Egypt’s mummies and their secrets unearthed

In fact there was a string of discoveries at Saqqara, including 59 intact coffins revealed in September and October

By   |  Published: 15th Nov 2020  5:54 pmUpdated: 15th Nov 2020  5:55 pm

Agiant trove of ancient coffins and mummies has been discovered at the vast Egyptian burial site of Saqqara. More than 100 intact wooden coffins with brightly painted scenes and hieroglyphs, and well-preserved mummies were found.

In fact there was a string of discoveries at Saqqara, including 59 intact coffins revealed in September and October.

These coffins were found nearby, at the bottom of three 12- meter shafts revealed when archaeologists were removing debris from the site.

Other finds include funerary masks and more then 40 statues of the funerary deity Ptah-Sokar, all untouched for at least 2,000 years.The excavated mostly date from between the sixth and first centuries BC.

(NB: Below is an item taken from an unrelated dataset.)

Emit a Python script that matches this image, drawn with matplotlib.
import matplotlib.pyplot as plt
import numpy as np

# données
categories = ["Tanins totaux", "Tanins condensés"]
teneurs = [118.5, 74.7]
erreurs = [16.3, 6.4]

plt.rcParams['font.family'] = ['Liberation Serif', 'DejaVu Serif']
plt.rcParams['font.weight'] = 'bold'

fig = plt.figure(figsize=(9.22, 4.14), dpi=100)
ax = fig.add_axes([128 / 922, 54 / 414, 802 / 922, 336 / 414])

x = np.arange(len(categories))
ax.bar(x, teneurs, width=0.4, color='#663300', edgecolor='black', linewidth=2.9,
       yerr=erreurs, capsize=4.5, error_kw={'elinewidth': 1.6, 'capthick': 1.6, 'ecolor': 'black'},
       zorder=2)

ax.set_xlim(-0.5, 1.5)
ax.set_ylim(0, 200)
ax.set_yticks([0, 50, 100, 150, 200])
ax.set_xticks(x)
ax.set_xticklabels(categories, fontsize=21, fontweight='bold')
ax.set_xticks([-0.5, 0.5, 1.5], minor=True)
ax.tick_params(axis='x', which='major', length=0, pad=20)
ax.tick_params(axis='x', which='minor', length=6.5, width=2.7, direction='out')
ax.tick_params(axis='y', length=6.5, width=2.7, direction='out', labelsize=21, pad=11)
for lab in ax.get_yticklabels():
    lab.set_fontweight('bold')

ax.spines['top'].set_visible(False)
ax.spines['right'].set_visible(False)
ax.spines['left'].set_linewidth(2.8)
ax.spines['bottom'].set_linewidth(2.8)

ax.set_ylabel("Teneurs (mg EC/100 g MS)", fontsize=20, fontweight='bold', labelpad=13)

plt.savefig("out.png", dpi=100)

To find an unplundered necropolis from this period is extremely significant. Nonetheless, researchers are excited about the possibilities for learning more about this ancient sacred landscape, and the people who were buried there.

Saqqara, located around 20 miles south of Cairo, is one of Egypt’s richest archaeological sites. Home to the 4,700-year-old Step Pyramid, Egypt’s oldest surviving pyramid that’s about 200 years older than the more-famous Pyramids at Giza, the site was used as a burial ground for more than 3,000 years. The coffins finds mostly date from fairly late in ancient Egypt’s history, from the Late Period (664- 332 BC) and the Ptolemaic period when Greeks ruled as Pharaohs (305-30 BC).

During this period, Saqqara was far more than a cemetery. It was a pilgrimage site like an ancient Mecca or Lourdes, that attracted people not just from Egypt but from all over the eastern Mediterranean. Buildings such as the Step Pyramid were already thousands of years old at this time. People believed they were burial places for gods, and wanted to be buried close by.

Geophysical surveys have revealed the remains of numerous temples buried under the sand. Archaeologists have also discovered millions of animal mummies, including dogs, cats and birds, believed to have been left as offerings. Recent finds of mummified cobras, crocodiles and dozens of cats, including two lion cubs, were reported in November 2019 and feature in a Netflix documentary, ‘Secrets of the Saqqara Tomb,’ released this month.

The discovery of an underground embalmers’ workshop suggests a thriving business in dealing with the dead, with coffins and masks to suit a range of budgets.

But the undertakers weren’t digging from scratch. They were reusing older, looted tombs, suitable for placing new coffins, even beneath the Step Pyramid itself, says a researcher. That makes the site a densely packed mix of finds that range thousands of years. The latest coffins come from an area north of the Step Pyramid, next to the bubasteon, a temple complex dedicated to the cat goddess Bastet, where older tombs were reused to hold hundreds of mummified cats.